### [WHAT IS NEEDED]
Retype exactly what runs from the first line of the data to the line with "(7,165) rectangle (800,400);", keeping both of those lines and skipping pictures.

begin STORED ROWS

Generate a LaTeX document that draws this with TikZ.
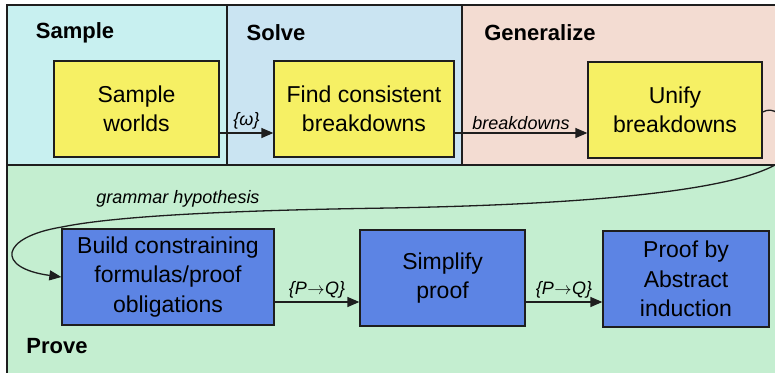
\documentclass[tikz,border=0pt]{standalone}
\usepackage{fontspec}
\setmainfont{Liberation Sans}
\usetikzlibrary{arrows.meta,calc}

\definecolor{sampbg}{RGB}{200,240,240}
\definecolor{solvbg}{RGB}{202,228,242}
\definecolor{genbg}{RGB}{243,220,210}
\definecolor{provebg}{RGB}{196,238,208}
\definecolor{yelbox}{RGB}{246,240,100}
\definecolor{bluebox}{RGB}{92,132,228}
\definecolor{edgeline}{RGB}{30,30,30}

\newcommand{\implarrow}{\kern0.5pt$\rightarrow$\kern0.5pt}

\tikzset{
  panel/.style={draw=edgeline, line width=1.1pt},
  stage/.style={font=\fontsize{22}{26}\selectfont\bfseries, inner sep=0pt},
  procbox/.style={draw=edgeline, line width=1.3pt, align=center, inner sep=0pt,
    font=\fontsize{23}{29.5}\selectfont},
  yproc/.style={procbox, fill=yelbox},
  bproc/.style={procbox, fill=bluebox},
  flow/.style={draw=edgeline, line width=1.3pt, -{Triangle[length=12pt,width=10pt]}},
  flowlabel/.style={font=\fontsize{18}{22}\selectfont\itshape, inner sep=1pt}
}

\begin{document}
\begin{tikzpicture}[x=1pt,y=-1pt]
\useasboundingbox (0,0) rectangle (775,372);
\begin{scope}
\clip (0,0) rectangle (775,372);

% panels
\fill[white] (0,0) rectangle (775,372);
\draw[panel, fill=sampbg] (7,5) rectangle (227,165);
\draw[panel, fill=solvbg] (227,5) rectangle (462,165);
\draw[panel, fill=genbg] (462,5) rectangle (800,165);
\draw[panel, fill=provebg] (7,165) rectangle (800,400);

% stage titles
\node[stage] (tsample) at (75,33) {Sample};
\node[stage] (tsolve) at (276,33) {Solve};
\node[stage] (tgen) at (540,33) {Generalize};
\node[stage] (tprove) at (57,346) {Prove};

% process boxes
\node[yproc, minimum width=165pt, minimum height=96pt] (sw) at (136.5,109) {Sample\\worlds};
\node[yproc, minimum width=180pt, minimum height=96pt] (fc) at (364,109) {Find consistent\\breakdowns};
\node[yproc, minimum width=174pt, minimum height=96pt] (ub) at (675,110) {Unify\\breakdowns};
\node[bproc, minimum width=212pt, minimum height=96pt] (bc) at (168,277) {Build constraining\\formulas/proof\\obligations};
\node[bproc, minimum width=165pt, minimum height=96pt] (sp) at (442.5,278) {Simplify\\proof};
\node[bproc, minimum width=166pt, minimum height=96pt] (pa) at (686,279) {Proof by\\Abstract\\induction};

% arrow heights
\coordinate (rowA) at (0,133);
\coordinate (rowB) at (0,302);
\coordinate (hypA) at (0,112);
\coordinate (hypB) at (0,277);

% connectors
\draw[flow] (sw.east |- rowA) -- node[flowlabel, above, yshift=2pt] (l1) {\{ω\}} (fc.west |- rowA);
\draw[flow] (fc.east |- rowA) -- node[flowlabel, above, yshift=2pt] (l2) {breakdowns} (ub.west |- rowA);
\draw[flow] (bc.east |- rowB) -- node[flowlabel, above, yshift=2pt] (l3) {\{P\implarrow Q\}} (sp.west |- rowB);
\draw[flow] (sp.east |- rowB) -- node[flowlabel, above, yshift=2pt] (l4) {\{P\implarrow Q\}} (pa.west |- rowB);

% feedback from generalization into the proof stage
\coordinate (h1) at (775,165);
\coordinate (h2) at (390,208);
\coordinate (h3) at (62,227);
\draw[flow] (ub.east |- hypA) .. controls (785,100) and (800,150) .. (h1)
  .. controls (720,195) and (550,205) .. (h2)
  .. controls (250,210) and (120,215) .. (h3)
  .. controls (0,237) and (-5,268) .. (bc.west |- hypB);
\node[flowlabel] (l5) at (178,199) {grammar hypothesis};
\end{scope}
\end{tikzpicture}
\end{document}
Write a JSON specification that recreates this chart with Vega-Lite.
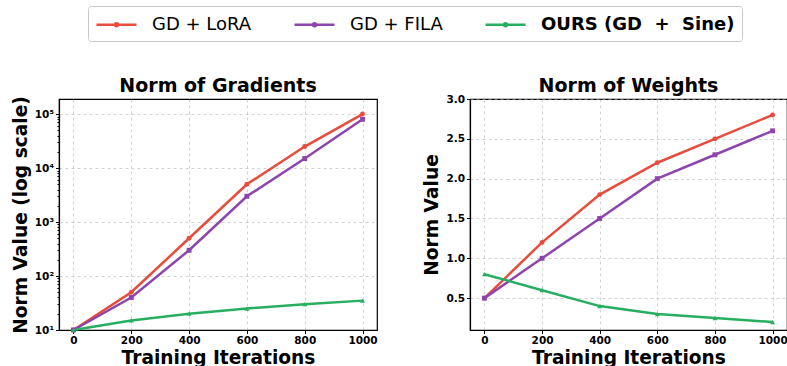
{
  "$schema": "https://vega.github.io/schema/vega-lite/v6.json",
  "padding": {"left": 10, "top": 5, "right": 0, "bottom": 0},
  "background": "white",
  "spacing": 44,
  "datasets": {
    "grad": [
      {"iter": 0, "series": "GD + LoRA", "value": 10},
      {"iter": 200, "series": "GD + LoRA", "value": 50},
      {"iter": 400, "series": "GD + LoRA", "value": 500},
      {"iter": 600, "series": "GD + LoRA", "value": 5000},
      {"iter": 800, "series": "GD + LoRA", "value": 25000},
      {"iter": 1000, "series": "GD + LoRA", "value": 100000},
      {"iter": 0, "series": "GD + FILA", "value": 10},
      {"iter": 200, "series": "GD + FILA", "value": 40},
      {"iter": 400, "series": "GD + FILA", "value": 300},
      {"iter": 600, "series": "GD + FILA", "value": 3000},
      {"iter": 800, "series": "GD + FILA", "value": 15000},
      {"iter": 1000, "series": "GD + FILA", "value": 80000},
      {"iter": 0, "series": "OURS (GD + Sine)", "value": 10},
      {"iter": 200, "series": "OURS (GD + Sine)", "value": 15},
      {"iter": 400, "series": "OURS (GD + Sine)", "value": 20},
      {"iter": 600, "series": "OURS (GD + Sine)", "value": 25},
      {"iter": 800, "series": "OURS (GD + Sine)", "value": 30},
      {"iter": 1000, "series": "OURS (GD + Sine)", "value": 35}
    ],
    "weight": [
      {"iter": 0, "series": "GD + LoRA", "value": 0.5},
      {"iter": 200, "series": "GD + LoRA", "value": 1.2},
      {"iter": 400, "series": "GD + LoRA", "value": 1.8},
      {"iter": 600, "series": "GD + LoRA", "value": 2.2},
      {"iter": 800, "series": "GD + LoRA", "value": 2.5},
      {"iter": 1000, "series": "GD + LoRA", "value": 2.8},
      {"iter": 0, "series": "GD + FILA", "value": 0.5},
      {"iter": 200, "series": "GD + FILA", "value": 1.0},
      {"iter": 400, "series": "GD + FILA", "value": 1.5},
      {"iter": 600, "series": "GD + FILA", "value": 2.0},
      {"iter": 800, "series": "GD + FILA", "value": 2.3},
      {"iter": 1000, "series": "GD + FILA", "value": 2.6},
      {"iter": 0, "series": "OURS (GD + Sine)", "value": 0.8},
      {"iter": 200, "series": "OURS (GD + Sine)", "value": 0.6},
      {"iter": 400, "series": "OURS (GD + Sine)", "value": 0.4},
      {"iter": 600, "series": "OURS (GD + Sine)", "value": 0.3},
      {"iter": 800, "series": "OURS (GD + Sine)", "value": 0.25},
      {"iter": 1000, "series": "OURS (GD + Sine)", "value": 0.2}
    ]
  },
  "config": {
    "font": "DejaVu Sans",
    "view": {"stroke": "black", "strokeWidth": 1.2},
    "axis": {
      "labelFont": "DejaVu Sans", "labelFontWeight": "bold", "labelFontSize": 10.5, "labelColor": "black",
      "titleFont": "DejaVu Sans", "titleFontSize": 18.6, "titleFontWeight": "bold", "titleColor": "black",
      "domainColor": "black", "domainWidth": 1.2, "tickColor": "black", "tickSize": 3.5, "labelPadding": 2,
      "gridColor": "#b0b0b0", "gridDash": [3, 3], "gridWidth": 0.7, "gridOpacity": 0.8
    },
    "axisX": {"titlePadding": 2},
    "axisY": {"titlePadding": 4},
    "title": {"fontSize": 19, "font": "DejaVu Sans", "fontWeight": "bold", "color": "black"}
  },
  "hconcat": [
    {
      "width": 318, "height": 231,
      "title": {"text": "Norm of Gradients", "offset": 0},
      "data": {"name": "grad"},
      "layer": [
        {
          "mark": {"type": "line", "strokeWidth": 2.5},
          "encoding": {
            "x": {"field": "iter", "type": "quantitative", "scale": {"domain": [-50, 1050], "nice": false, "zero": false},
                  "axis": {"values": [0, 200, 400, 600, 800, 1000], "format": "d", "title": "Training Iterations"}},
            "y": {"field": "value", "type": "quantitative", "scale": {"type": "log", "domain": [10, 190000], "nice": false},
                  "axis": {"values": [10, 100, 1000, 10000, 100000], "title": "Norm Value (log scale)",
                           "labelExpr": "'10' + ['⁰','¹','²','³','⁴','⁵','⁶'][round(log(datum.value)/LN10)]"}},
            "color": {"field": "series", "type": "nominal",
                      "scale": {"domain": ["GD + LoRA", "GD + FILA", "OURS (GD + Sine)"], "range": ["#e74c3c", "#8e44ad", "#27ae60"]},
                      "legend": {
                        "title": null, "orient": "none", "legendX": 29, "legendY": -93, "direction": "horizontal", "columns": 3,
                        "symbolType": "M-1,0H3M0.85,0A0.15,0.15 0 1,1 1.15,0A0.15,0.15 0 1,1 0.85,0", "symbolSize": 400, "symbolStrokeWidth": 2.5,
                        "labelFont": "DejaVu Sans", "labelFontSize": 18, "labelColor": "black", "labelOffset": 34,
                        "columnPadding": 37, "padding": 7, "fillColor": "white", "strokeColor": "#c8c8c8", "cornerRadius": 3,
                        "labelLimit": 400,
                        "labelExpr": "datum.label == 'OURS (GD + Sine)' ? 'OURS (GD\u00a0 +\u00a0 Sine)' : datum.label",
                        "labelFontWeight": {"expr": "datum.label == 'OURS (GD + Sine)' ? 'bold' : 'normal'"}}}
          }
        },
        {
          "transform": [{"filter": "datum.series == 'GD + LoRA'"}],
          "mark": {"type": "point", "filled": true, "opacity": 1, "size": 24, "shape": "circle"},
          "encoding": {
            "x": {"field": "iter", "type": "quantitative"},
            "y": {"field": "value", "type": "quantitative",
                  "axis": {"orient": "left", "values": [20, 30, 40, 50, 60, 70, 80, 90, 200, 300, 400, 500, 600, 700, 800, 900, 2000, 3000, 4000, 5000, 6000, 7000, 8000, 9000, 20000, 30000, 40000, 50000, 60000, 70000, 80000, 90000],
                           "labels": false, "grid": false, "domain": false, "title": null, "tickSize": 2}},
            "color": {"field": "series", "type": "nominal", "legend": null}
          }
        },
        {
          "transform": [{"filter": "datum.series == 'GD + FILA'"}],
          "mark": {"type": "point", "filled": true, "opacity": 1, "size": 24, "shape": "square"},
          "encoding": {
            "x": {"field": "iter", "type": "quantitative"},
            "y": {"field": "value", "type": "quantitative", "axis": null},
            "color": {"field": "series", "type": "nominal", "legend": null}
          }
        },
        {
          "transform": [{"filter": "datum.series == 'OURS (GD + Sine)'"}],
          "mark": {"type": "point", "filled": true, "opacity": 1, "size": 24, "shape": "triangle-up"},
          "encoding": {
            "x": {"field": "iter", "type": "quantitative"},
            "y": {"field": "value", "type": "quantitative", "axis": null},
            "color": {"field": "series", "type": "nominal", "legend": null}
          }
        }
      ],
      "resolve": {"axis": {"y": "independent"}}
    },
    {
      "width": 317, "height": 231,
      "title": {"text": "Norm of Weights", "offset": -2},
      "data": {"name": "weight"},
      "layer": [
        {
          "mark": {"type": "line", "strokeWidth": 2.5},
          "encoding": {
            "x": {"field": "iter", "type": "quantitative", "scale": {"domain": [-50, 1050], "nice": false, "zero": false},
                  "axis": {"values": [0, 200, 400, 600, 800, 1000], "format": "d", "title": "Training Iterations"}},
            "y": {"field": "value", "type": "quantitative", "scale": {"domain": [0.1, 3.0], "nice": false, "zero": false},
                  "axis": {"values": [0.5, 1.0, 1.5, 2.0, 2.5, 3.0], "format": ".1f", "title": "Norm Value"}},
            "color": {"field": "series", "type": "nominal", "legend": null}
          }
        },
        {
          "transform": [{"filter": "datum.series == 'GD + LoRA'"}],
          "mark": {"type": "point", "filled": true, "opacity": 1, "size": 24, "shape": "circle"},
          "encoding": {
            "x": {"field": "iter", "type": "quantitative"},
            "y": {"field": "value", "type": "quantitative"},
            "color": {"field": "series", "type": "nominal", "legend": null}
          }
        },
        {
          "transform": [{"filter": "datum.series == 'GD + FILA'"}],
          "mark": {"type": "point", "filled": true, "opacity": 1, "size": 24, "shape": "square"},
          "encoding": {
            "x": {"field": "iter", "type": "quantitative"},
            "y": {"field": "value", "type": "quantitative"},
            "color": {"field": "series", "type": "nominal", "legend": null}
          }
        },
        {
          "transform": [{"filter": "datum.series == 'OURS (GD + Sine)'"}],
          "mark": {"type": "point", "filled": true, "opacity": 1, "size": 24, "shape": "triangle-up"},
          "encoding": {
            "x": {"field": "iter", "type": "quantitative"},
            "y": {"field": "value", "type": "quantitative"},
            "color": {"field": "series", "type": "nominal", "legend": null}
          }
        }
      ]
    }
  ]
}
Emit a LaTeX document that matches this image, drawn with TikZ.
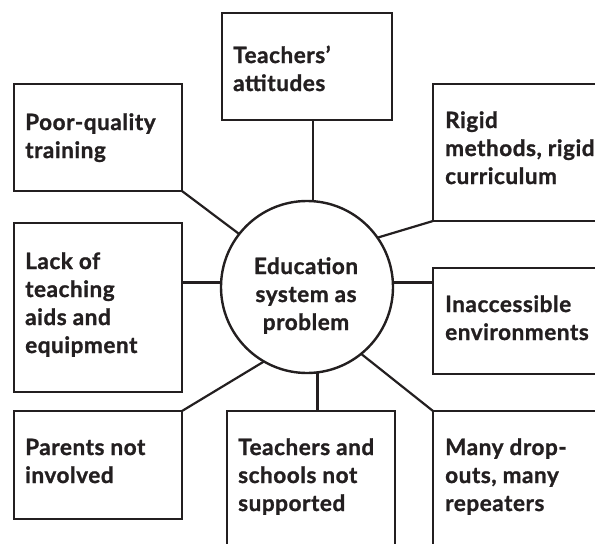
\documentclass[tikz,border=0pt]{standalone}
\usepackage{fontspec}
\setmainfont{Lato}[BoldFont={Lato Bold}, BoldFeatures={FakeBold=1.2, LetterSpace=2.5}]
\definecolor{ink}{HTML}{231F20}
\begin{document}
\begin{tikzpicture}[x=1pt,y=-1pt,
  line width=2.4pt, draw=ink,
  box/.style={draw=ink, rectangle, inner sep=0pt, outer sep=0pt, anchor=north west},
  lbl/.style={anchor=base west, inner sep=0pt, align=left, text=ink,
    font=\fontsize{22.5}{28}\selectfont\bfseries},
  link/.style={draw=ink, line width=2.2pt}]
\useasboundingbox (0,0) rectangle (595,544);
\clip (0,0) rectangle (595,544);
\node[box, minimum width=170pt, minimum height=107pt] (ta) at (222,13) {};
\node[box, minimum width=168pt, minimum height=107pt] (poor) at (14,84) {};
\node[box, minimum width=207pt, minimum height=137pt] (rigid) at (433,84) {};
\node[box, minimum width=168pt, minimum height=169pt] (lack) at (14,223) {};
\node[box, minimum width=207pt, minimum height=106pt] (inacc) at (433,268) {};
\node[box, minimum width=168pt, minimum height=108pt] (parents) at (14,411) {};
\node[box, minimum width=168pt, minimum height=190pt] (tsn) at (227,411) {};
\node[box, minimum width=207pt, minimum height=190pt] (many) at (433,411) {};
\node[draw=ink, circle, minimum size=172pt, inner sep=0pt, outer sep=0pt] (c) at (307,287) {};

% anchor "base" of a multi-line node is the baseline of its last line
\node[lbl] (tat) at (232,91) {Teachers’\\attitudes};
\node[lbl] (poort) at (24,158) {Poor-quality\\training};
\node[lbl] (rigidt) at (444,184) {Rigid\\methods, rigid\\curriculum};
\node[lbl] (lackt) at (24,353) {Lack of\\teaching\\aids and\\equipment};
\node[lbl] (inacct) at (444,340) {Inaccessible\\environments};
\node[lbl] (parentst) at (24,483) {Parents not\\involved};
\node[lbl] (tsnt) at (237,511) {Teachers and\\schools not\\supported};
\node[lbl] (manyt) at (444,511) {Many drop-\\outs, many\\repeaters};
\node[lbl, anchor=base, align=center] (ct) at (306,330) {Education\\system as\\problem};

\draw[link] (c.86) -- (c.86 |- ta.south);
\draw[link] (c.142) -- (poor.south east);
\draw[link] (c.35) -- (rigid.south west);
\draw[link] (c.177) -- (c.177 -| lack.east);
\draw[link] (c.3) -- (c.3 -| inacc.west);
\draw[link] (c.240) -- (parents.north east);
\draw[link] (c.-83) -- (c.-83 |- tsn.north);
\draw[link] (c.-51) -- (many.north west);
\end{tikzpicture}
\end{document}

end STORED ROWS

### [EXERCISE ANSWER]
Generate a LaTeX document that draws this with TikZ.
\documentclass[tikz,border=0pt]{standalone}
\usepackage{fontspec}
\setmainfont{Liberation Sans}
\usetikzlibrary{arrows.meta,calc}

\definecolor{sampbg}{RGB}{200,240,240}
\definecolor{solvbg}{RGB}{202,228,242}
\definecolor{genbg}{RGB}{243,220,210}
\definecolor{provebg}{RGB}{196,238,208}
\definecolor{yelbox}{RGB}{246,240,100}
\definecolor{bluebox}{RGB}{92,132,228}
\definecolor{edgeline}{RGB}{30,30,30}

\newcommand{\implarrow}{\kern0.5pt$\rightarrow$\kern0.5pt}

\tikzset{
  panel/.style={draw=edgeline, line width=1.1pt},
  stage/.style={font=\fontsize{22}{26}\selectfont\bfseries, inner sep=0pt},
  procbox/.style={draw=edgeline, line width=1.3pt, align=center, inner sep=0pt,
    font=\fontsize{23}{29.5}\selectfont},
  yproc/.style={procbox, fill=yelbox},
  bproc/.style={procbox, fill=bluebox},
  flow/.style={draw=edgeline, line width=1.3pt, -{Triangle[length=12pt,width=10pt]}},
  flowlabel/.style={font=\fontsize{18}{22}\selectfont\itshape, inner sep=1pt}
}

\begin{document}
\begin{tikzpicture}[x=1pt,y=-1pt]
\useasboundingbox (0,0) rectangle (775,372);
\begin{scope}
\clip (0,0) rectangle (775,372);

% panels
\fill[white] (0,0) rectangle (775,372);
\draw[panel, fill=sampbg] (7,5) rectangle (227,165);
\draw[panel, fill=solvbg] (227,5) rectangle (462,165);
\draw[panel, fill=genbg] (462,5) rectangle (800,165);
\draw[panel, fill=provebg] (7,165) rectangle (800,400);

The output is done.